Weak scalability for subdomains with \(49 \times 49 \times 99\), \(24 \times 99 \times 99\), and \(49 \times 49 \times 49\) internal points, one subdomain per processor, up to 1024 processors (subdomains). We increase the problem size with the number of processors. For the ideal parallel code, the execution time remains constant.

We report in Figure 5 and Table 2 the strong scalability for six different simulations, each one with box size \(50\times 50 \times 50\), with 8, 16, 32, 64, 128 and 256 subdomains. Since the number of nodes is multiplied by the number of unknowns (three components of the velocity vector field, one component of the pressure scalar field and one component of the temperature scalar field), we obtained between \(8\times 50\times 50\times 5=5\) millions, to \(256\times 50\times 50\times 5=160\) millions of unknowns. We can read the superlinear speedup for these plots, which is related to the optimization of cache usage on smaller subdomains, with optimizing the memory transfers to the computational kernel and loop unrolling technique, as illustrated in Algorithm 2.

In Fig. 6, we show some snapshots from the preliminary simulations. In here, we focused on the description and scalability of the parallel solver algorithm, leaving the model formulation and large massive parallel simulations of different atmospheric phenomena for the future work. This will be a challenging task itself, requiring to acquire reliable data for the initial state, forcing, and boundary conditions.

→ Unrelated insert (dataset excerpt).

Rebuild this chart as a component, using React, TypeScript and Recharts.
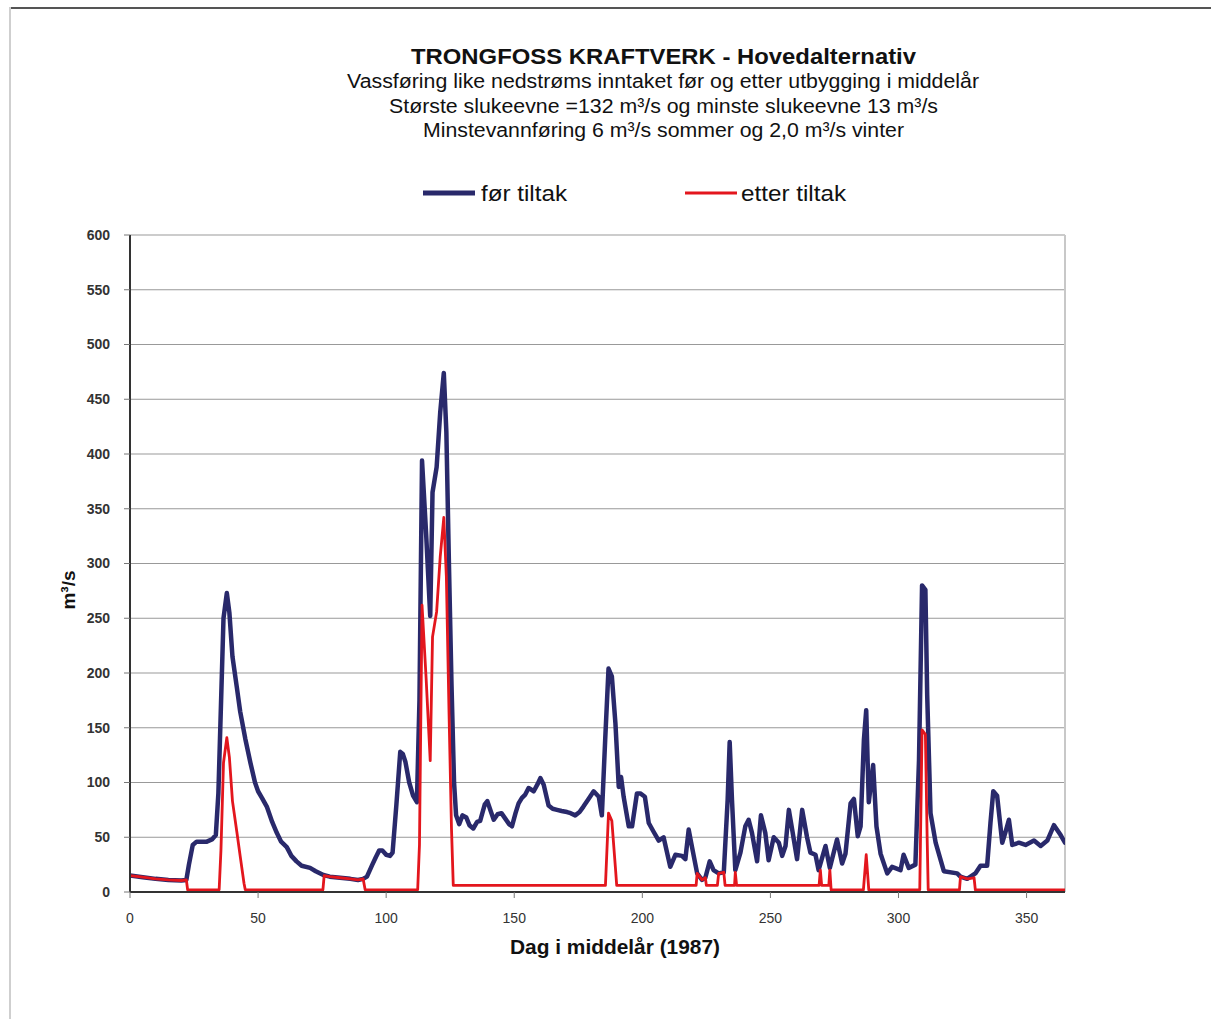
import { LineChart, Line, XAxis, YAxis, CartesianGrid, ReferenceLine } from "recharts";

// før tiltak (blå)
const forDays = [
  0, 5, 10, 15, 20, 22, 23, 24.5, 26, 30, 32, 33.5, 34.5, 35.5, 36.5, 37.8, 38.8, 40, 41.7, 43,
  45, 47, 48.8, 50, 51.5, 53.4, 55.5, 57.3, 59, 61.2, 63, 65, 67, 70.3, 72.5, 75.5, 78, 82, 86, 89,
  91, 92.5, 94.6, 96, 97.3, 98.5, 100, 101.5, 102.5, 104, 105.5, 106.5, 107.5, 109, 110.5, 112, 113, 114, 115.6, 117.2,
  118.1, 119.7, 121.1, 122.5, 123.5, 124.5, 125.5, 126.5, 127.3, 128.5, 129.8, 131.3, 132.5, 134, 135.5, 136.7, 138.5, 139.5, 140.8, 142,
  143.5, 145, 146.5, 148, 149.1, 150.5, 151.7, 153, 154.3, 155.6, 157.6, 159, 160.2, 161.5, 162.5, 163.4, 165, 166.7, 168.5, 170.6,
  172, 173.8, 175.5, 177, 179, 181, 183, 184.2, 185.5, 186.8, 188.1, 189.5, 190.8, 191.7, 192.7, 194.7, 196, 197.9, 199.2, 201,
  202.5, 204.4, 206.4, 208.3, 210.9, 212.9, 215.5, 216.8, 218.1, 219.4, 221.4, 223.3, 224.6, 226.3, 227.8, 229.8, 231.8, 233.3, 234.1, 235,
  236.3, 238.3, 240.2, 241.5, 242.8, 244.8, 246.3, 248, 249.3, 251.3, 253.3, 254.6, 255.9, 257.2, 258.5, 260.4, 262.4, 264.3, 265.6, 267.6,
  268.8, 271.5, 273.2, 276, 278, 279.3, 281.3, 282.6, 284.1, 285.2, 286.5, 287.4, 288.4, 290.1, 291.4, 293, 295.6, 297.5, 300.8, 302,
  304, 306.6, 308, 309.2, 310.5, 311.2, 312.5, 314.5, 317.7, 322.9, 324.2, 326.8, 330, 332, 334.6, 335.9, 337, 338.5, 340.5, 341.8,
  343.1, 344.4, 347, 349.6, 352.9, 355.5, 358.1, 360.7, 363.3, 365,
];
const forFlow = [
  15, 13.5, 12, 11, 10.5, 11, 25, 43, 46, 46, 48, 52, 90, 170, 250, 273, 255, 215, 187, 165,
  140, 118, 100, 92, 86, 78, 64, 54, 46, 41, 33, 28, 24, 22, 19, 15.5, 14, 13, 12, 11,
  12, 14, 25, 32, 38, 38, 34, 33, 36, 80, 128, 126, 119, 100, 88, 82, 175, 394, 327, 252,
  365, 388, 438, 474, 420, 300, 190, 100, 70, 62, 70, 68, 61, 58, 64, 65, 80, 83, 74, 66,
  71, 72, 67, 62, 60, 72, 81, 86, 89, 95, 92, 98, 104, 98, 88, 79, 76, 75, 74, 73,
  72, 70, 73, 78, 85, 92, 87, 70, 139, 204, 197, 154, 96, 105, 87, 60, 60, 90, 90, 87,
  63, 55, 47, 50, 23, 34, 33, 30, 57, 41, 17, 11, 13, 28, 20, 17, 18, 84, 137, 84,
  20, 36, 60, 66, 54, 28, 70, 54, 29, 50, 45, 33, 42, 75, 57, 30, 75, 50, 36, 34,
  20, 42, 22, 48, 26, 35, 81, 85, 51, 60, 139, 166, 82, 116, 60, 35, 17, 23, 20, 34,
  22, 25, 120, 280, 276, 180, 72, 45, 19, 17, 14, 12, 17, 24, 24, 63, 92, 88, 45, 55,
  66, 43, 45, 43, 47, 42, 47, 61, 52, 45,
];

// etter tiltak (rød)
const etterDays = [
  0, 5, 10, 15, 20, 22, 22.5, 34.8, 35.5, 36.5, 37.8, 38.8, 40, 41.7, 43, 44.5, 45, 75.3, 75.8, 78,
  82, 86, 89, 91, 91.8, 112.3, 113, 114, 115.6, 117.2, 118.1, 119.7, 121.1, 122.5, 123.5, 124.5, 125.5, 126.2, 185.6, 186.8,
  188.1, 189.5, 190, 221, 221.4, 223.3, 224.6, 225, 229.3, 229.8, 231.8, 232.3, 236, 236.3, 236.8, 269, 269.5, 270, 272.8, 273.2,
  273.7, 286.3, 287.4, 288.4, 308.3, 309.2, 310.5, 311.2, 311.6, 323.8, 324.2, 326.8, 329.5, 330, 365,
];
const etterFlow = [
  15, 13.5, 12, 11, 10.5, 11, 2, 2, 38, 118, 141, 123, 83, 55, 33, 8, 2, 2, 15, 14,
  13, 12, 11, 12, 2, 2, 43, 262, 195, 120, 233, 256, 306, 342, 288, 168, 58, 6, 6, 72,
  65, 22, 6, 6, 17, 11, 13, 6, 6, 17, 18, 6, 6, 18, 6, 6, 20, 6, 6, 20,
  2, 2, 34, 2, 2, 148, 144, 48, 2, 2, 14, 12, 13, 2, 2,
];

const xTicks = [0, 50, 100, 150, 200, 250, 300, 350];
const yTicks = [0, 50, 100, 150, 200, 250, 300, 350, 400, 450, 500, 550, 600];

const forData = forDays.map((d, i) => ({ dag: d, q: forFlow[i] }));
const etterData = etterDays.map((d, i) => ({ dag: d, q: etterFlow[i] }));

const BLUE = "#29296b";
const RED = "#e3161d";
const FONT = "'Liberation Sans', Arial, sans-serif";

export default function App() {
  return (
    <div style={{ position: "absolute", left: 0, top: 0, width: 1211, height: 1019, background: "#fff", fontFamily: FONT }}>
      {/* page frame */}
      <div style={{ position: "absolute", left: 9, top: 7, right: 0, height: 2, background: "#555" }} />
      <div style={{ position: "absolute", left: 9, top: 7, bottom: 0, width: 2, background: "#cfcfcf" }} />

      <div style={{ position: "absolute", left: 0, top: 0 }}>
        <LineChart width={1211} height={1019} margin={{ top: 235, right: 146, bottom: 97, left: 70 }} style={{ fontFamily: FONT }}>
          <CartesianGrid horizontal vertical={false} stroke="#999" strokeWidth={1} />
          <XAxis
            type="number"
            dataKey="dag"
            domain={[0, 365]}
            ticks={xTicks}
            allowDataOverflow
            height={30}
            axisLine={{ stroke: "#333", strokeWidth: 2 }}
            tickLine={{ stroke: "#777" }}
            tickSize={6}
            tickMargin={15}
            tick={{ fontSize: 14, fill: "#333" }}
          />
          <YAxis
            type="number"
            domain={[0, 600]}
            ticks={yTicks}
            width={60}
            axisLine={{ stroke: "#333", strokeWidth: 2 }}
            tickLine={{ stroke: "#777" }}
            tickSize={6}
            tickMargin={14}
            tick={{ fontSize: 14, fill: "#333", fontWeight: "bold" }}
          />
          <ReferenceLine x={365} stroke="#c8c8c8" strokeWidth={2} />
          <Line data={forData} dataKey="q" name="før tiltak" type="linear" stroke={BLUE} strokeWidth={4.5} strokeLinejoin="round" strokeLinecap="round" dot={false} isAnimationActive={false} />
          <Line data={etterData} dataKey="q" name="etter tiltak" type="linear" stroke={RED} strokeWidth={2.8} strokeLinejoin="round" dot={false} isAnimationActive={false} />
        </LineChart>
      </div>

      {/* titles, legend, axis titles */}
      <svg width={1211} height={1019} style={{ position: "absolute", left: 0, top: 0, pointerEvents: "none" }} fontFamily={FONT}>
        <text x={663.5} y={56} textAnchor="middle" dominantBaseline="central" fontSize={22} fontWeight="bold" fill="#111" textLength={505} lengthAdjust="spacingAndGlyphs">
          TRONGFOSS KRAFTVERK - Hovedalternativ
        </text>
        <text x={663} y={81} textAnchor="middle" dominantBaseline="central" fontSize={20} fill="#111" textLength={632} lengthAdjust="spacingAndGlyphs">
          Vassføring like nedstrøms inntaket før og etter utbygging i middelår
        </text>
        <text x={663.5} y={106} textAnchor="middle" dominantBaseline="central" fontSize={20} fill="#111" textLength={549} lengthAdjust="spacingAndGlyphs">
          Største slukeevne =132 m³/s og minste slukeevne 13 m³/s
        </text>
        <text x={663.5} y={130} textAnchor="middle" dominantBaseline="central" fontSize={20} fill="#111" textLength={481} lengthAdjust="spacingAndGlyphs">
          Minstevannføring 6 m³/s sommer og 2,0 m³/s vinter
        </text>

        <line x1={423} y1={193} x2={475} y2={193} stroke={BLUE} strokeWidth={5} />
        <text x={481} y={193} dominantBaseline="central" fontSize={22} fill="#111" textLength={86} lengthAdjust="spacingAndGlyphs">
          før tiltak
        </text>
        <line x1={685} y1={193} x2={737} y2={193} stroke={RED} strokeWidth={3} />
        <text x={741} y={193} dominantBaseline="central" fontSize={22} fill="#111" textLength={105} lengthAdjust="spacingAndGlyphs">
          etter tiltak
        </text>

        <text x={68} y={590} textAnchor="middle" dominantBaseline="central" fontSize={19} fontWeight="bold" fill="#111" transform="rotate(-90 68 590)">
          m³/s
        </text>
        <text x={615} y={947} textAnchor="middle" dominantBaseline="central" fontSize={20} fontWeight="bold" fill="#111" textLength={210} lengthAdjust="spacingAndGlyphs">
          Dag i middelår (1987)
        </text>
      </svg>
    </div>
  );
}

Table 2. Strong scallability up to 256 processors.
Fig. 5.
figure 5

Strong scallability for meshes with different sizes, for different numbers of processors. For larger meshes, it is only possible to run them on maximum number of processors.

Fig. 6.
figure 6

Snapshots from the simulation

7 Conclusions

We described a parallel algorithm for the factorization of Kronecker product matrices. These matrices result from the finite-difference discretizations of the Navier-Stokes Boussinesq equations. The algorithm allows for simulating over the non-regular terrain topography. We showed that the Schur complements are tri-diagonal, and they can be computed, aggregated, and factorized in a linear computational cost. We analyzed the weak scalability over the PROMETHEUS Linux cluster from the CYFRONET supercomputing center. We assigned a subdomain with \(50\times 50\times 100\) finite difference mesh to each processor, and we increased the number of processors from 4 to 1024. The total execution time for a single time step increased from 120 s to 178 s for a single time step. Thus, we could perform computations for a single time step with around 1,128,000,000 unknowns within 3 min on a Linux cluster. This corresponds to 5 scalar fields over 256,000,000 mesh points. In future work, we plan to formulate the model parameters, initial state, forcing, and boundary conditions to perform massive parallel simulations of different atmospheric phenomena.